Gov. Kathy Hochul’s response to Gov. Abbott’s Wall Street foray? “Let me be clear: I will not be taking advice from Greg Abbott,” she huffed.
OK: Hochul actually said that in response to Abbott’s advice on dealing with the migrant crisis at the time . . . but her actions then and since show every bit as much contempt for the Texas gov’s economic-development approach.
For all her talk about making the Empire State more business-friendly, she’s barely been able to fend off the Legislature’s demands for major tax hikes — demands sure to grow as the state faces huge budget holes starting next year.

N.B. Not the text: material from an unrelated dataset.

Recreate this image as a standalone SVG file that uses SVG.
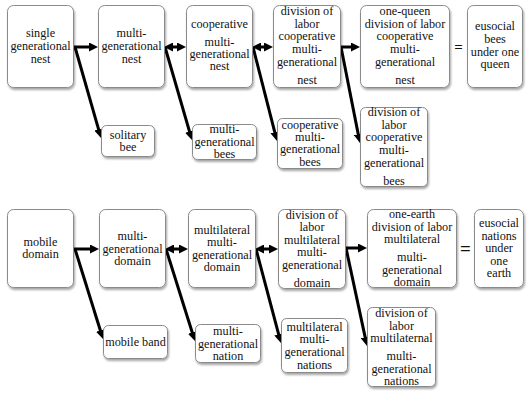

Yet the simply truth is that New York state needs to start slashing tax rates to remain competitive, whatever the cuts in state spending that requires.
And it needs more than the hesitant retreat Hochul’s so far hinted at from its impossible “climate” ambitions: Give up on the magical thinking about windmills and solar farms; start embracing natural gas — not just new pipelines and new residential and commercial hookups, but fracking too.
Heck, Hochul just sent another terrible signal by endorsing Zohran Mamdani — and thereby making it harder to resist his socialist agenda in the likely event he becomes the next mayor.
Mamdani disdains billionaires and vows to hike taxes on corporations, high earners and “richer white neighborhoods”; his “affordability” agenda is all about slamming the private sector.
Defeating him in November would be a great start on putting New York back on the path of business-friendly growth; if the state doesn’t start reversing course soon, it won’t be long before the slow exodus becomes a stampede for the exits.